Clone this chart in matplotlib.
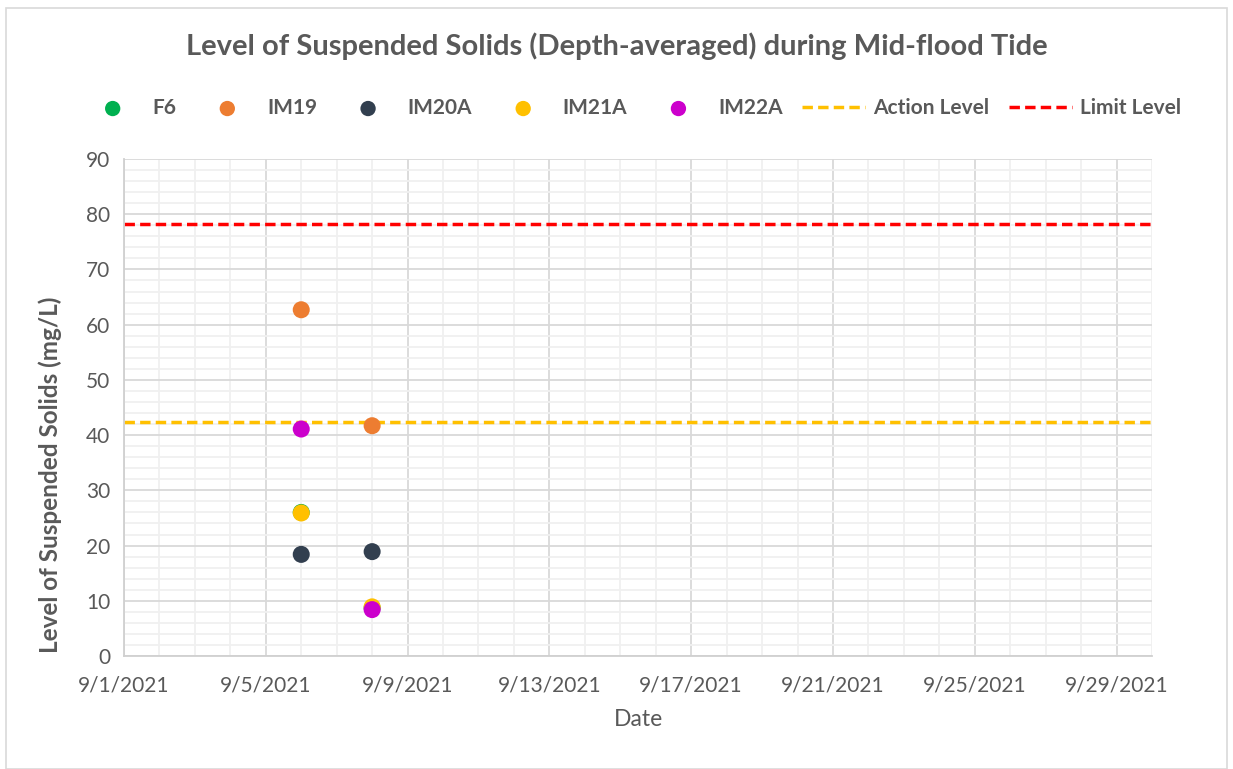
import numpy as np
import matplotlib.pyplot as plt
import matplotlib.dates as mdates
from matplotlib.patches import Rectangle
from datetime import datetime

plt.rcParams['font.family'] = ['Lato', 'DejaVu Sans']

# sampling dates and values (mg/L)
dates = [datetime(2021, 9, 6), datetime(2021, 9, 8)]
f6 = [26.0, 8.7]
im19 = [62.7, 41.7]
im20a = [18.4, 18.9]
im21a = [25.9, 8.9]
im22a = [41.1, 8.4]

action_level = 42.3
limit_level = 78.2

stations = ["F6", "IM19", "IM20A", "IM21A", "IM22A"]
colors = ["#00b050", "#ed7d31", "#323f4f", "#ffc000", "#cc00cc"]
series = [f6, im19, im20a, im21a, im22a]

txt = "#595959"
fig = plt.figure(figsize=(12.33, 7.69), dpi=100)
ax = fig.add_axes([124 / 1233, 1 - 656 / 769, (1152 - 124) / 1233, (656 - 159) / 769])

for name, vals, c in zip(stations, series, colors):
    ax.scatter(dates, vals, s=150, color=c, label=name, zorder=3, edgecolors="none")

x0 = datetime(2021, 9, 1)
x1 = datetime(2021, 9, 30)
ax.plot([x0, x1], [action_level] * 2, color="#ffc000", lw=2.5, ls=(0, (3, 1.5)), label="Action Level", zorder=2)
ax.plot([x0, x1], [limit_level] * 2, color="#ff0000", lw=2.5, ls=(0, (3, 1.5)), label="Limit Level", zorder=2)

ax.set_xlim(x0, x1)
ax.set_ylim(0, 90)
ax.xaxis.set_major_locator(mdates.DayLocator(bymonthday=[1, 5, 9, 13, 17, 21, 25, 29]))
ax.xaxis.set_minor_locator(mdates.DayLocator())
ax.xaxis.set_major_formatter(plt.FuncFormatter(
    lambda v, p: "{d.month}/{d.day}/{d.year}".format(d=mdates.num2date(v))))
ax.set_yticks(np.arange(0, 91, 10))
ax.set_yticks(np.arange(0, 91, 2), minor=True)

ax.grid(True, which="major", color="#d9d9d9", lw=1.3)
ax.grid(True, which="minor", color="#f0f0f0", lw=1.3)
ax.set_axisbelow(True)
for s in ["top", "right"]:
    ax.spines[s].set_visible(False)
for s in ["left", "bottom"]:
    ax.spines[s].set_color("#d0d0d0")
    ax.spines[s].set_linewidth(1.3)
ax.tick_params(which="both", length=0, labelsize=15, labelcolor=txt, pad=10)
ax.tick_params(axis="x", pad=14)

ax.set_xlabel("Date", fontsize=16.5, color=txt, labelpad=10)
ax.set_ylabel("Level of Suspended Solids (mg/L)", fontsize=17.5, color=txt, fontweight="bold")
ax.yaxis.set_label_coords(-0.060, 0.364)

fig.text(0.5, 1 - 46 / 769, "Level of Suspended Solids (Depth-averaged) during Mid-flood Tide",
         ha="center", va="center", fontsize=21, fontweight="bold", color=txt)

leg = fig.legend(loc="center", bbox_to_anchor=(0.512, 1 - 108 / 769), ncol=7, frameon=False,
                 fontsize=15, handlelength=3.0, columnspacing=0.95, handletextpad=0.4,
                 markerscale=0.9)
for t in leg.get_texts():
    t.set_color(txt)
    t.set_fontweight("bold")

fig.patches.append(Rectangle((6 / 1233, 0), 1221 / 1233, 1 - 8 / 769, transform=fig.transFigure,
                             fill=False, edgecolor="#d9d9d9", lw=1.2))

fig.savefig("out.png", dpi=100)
======
= WORK REQUIRED =
Only the lines from the start of the material through the line containing "ax = fig.add_axes([124" should be transcribed. Pictures stay out.

= RESULT =
Clone this chart in matplotlib.
import numpy as np
import matplotlib.pyplot as plt
import matplotlib.dates as mdates
from matplotlib.patches import Rectangle
from datetime import datetime

plt.rcParams['font.family'] = ['Lato', 'DejaVu Sans']

# sampling dates and values (mg/L)
dates = [datetime(2021, 9, 6), datetime(2021, 9, 8)]
f6 = [26.0, 8.7]
im19 = [62.7, 41.7]
im20a = [18.4, 18.9]
im21a = [25.9, 8.9]
im22a = [41.1, 8.4]

action_level = 42.3
limit_level = 78.2

stations = ["F6", "IM19", "IM20A", "IM21A", "IM22A"]
colors = ["#00b050", "#ed7d31", "#323f4f", "#ffc000", "#cc00cc"]
series = [f6, im19, im20a, im21a, im22a]

txt = "#595959"
fig = plt.figure(figsize=(12.33, 7.69), dpi=100)
ax = fig.add_axes([124 / 1233, 1 - 656 / 769, (1152 - 124) / 1233, (656 - 159) / 769])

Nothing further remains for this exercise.